__Data provided__.
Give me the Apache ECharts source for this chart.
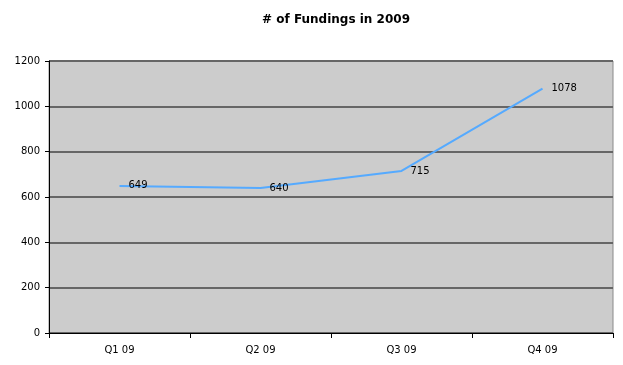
<!DOCTYPE html>
<html>
<head>
<meta charset="utf-8">
<script src="https://cdn.jsdelivr.net/npm/echarts@6/dist/echarts.min.js"></script>
<style>html,body{margin:0;padding:0;background:#fff;}#c{width:623px;height:365px;}</style>
</head>
<body>
<div id="c"></div>
<script>
const categories = ['Q1 09', 'Q2 09', 'Q3 09', 'Q4 09'];
const fundings = [649, 640, 715, 1078];
const yTicks = { min: 0, max: 1200, interval: 200 };

const chart = echarts.init(document.getElementById('c'));
const font = 'DejaVu Sans, Verdana, sans-serif';
chart.setOption({
  animation: false,
  backgroundColor: '#ffffff',
  title: {
    text: '# of Fundings in 2009',
    left: 331, top: 9, textAlign: 'center',
    textStyle: { fontFamily: font, fontSize: 12, fontWeight: 'bold', color: '#000' }
  },
  grid: {
    left: 49, right: 10, top: 61, bottom: 32,
    show: true, backgroundColor: '#cccccc', borderColor: '#8a8a8a', borderWidth: 1
  },
  xAxis: {
    type: 'category', data: categories, boundaryGap: true,
    axisLine: { lineStyle: { color: '#000', width: 1 } },
    axisTick: { show: true, length: 5, lineStyle: { color: '#000' } },
    axisLabel: { color: '#000', fontFamily: font, fontSize: 10, margin: 12 },
    splitLine: { show: false }
  },
  yAxis: {
    type: 'value', min: yTicks.min, max: yTicks.max, interval: yTicks.interval,
    axisLine: { show: true, lineStyle: { color: '#000', width: 1 } },
    axisTick: { show: true, length: 4, lineStyle: { color: '#000' } },
    axisLabel: { color: '#000', fontFamily: font, fontSize: 10, margin: 9, formatter: v => String(v) },
    splitLine: { show: true, lineStyle: { color: '#666666', width: 2 } }
  },
  series: [{
    type: 'line', data: fundings, showSymbol: true, symbol: 'circle', symbolSize: 2,
    itemStyle: { color: 'rgba(0,0,0,0)', borderWidth: 0 },
    lineStyle: { color: '#55aaff', width: 2 },
    label: {
      show: true, position: 'right', distance: 8, opacity: 1,
      color: '#000', fontFamily: font, fontSize: 10
    }
  }]
});
</script>
</body>
</html>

__What is expected__.
The lines from the start of the data through the line that contains "1200, interval: 200" are to be returned exactly, please, with both ends included and every picture left out.

__Written reply__.
Give me the Apache ECharts source for this chart.
<!DOCTYPE html>
<html>
<head>
<meta charset="utf-8">
<script src="https://cdn.jsdelivr.net/npm/echarts@6/dist/echarts.min.js"></script>
<style>html,body{margin:0;padding:0;background:#fff;}#c{width:623px;height:365px;}</style>
</head>
<body>
<div id="c"></div>
<script>
const categories = ['Q1 09', 'Q2 09', 'Q3 09', 'Q4 09'];
const fundings = [649, 640, 715, 1078];
const yTicks = { min: 0, max: 1200, interval: 200 };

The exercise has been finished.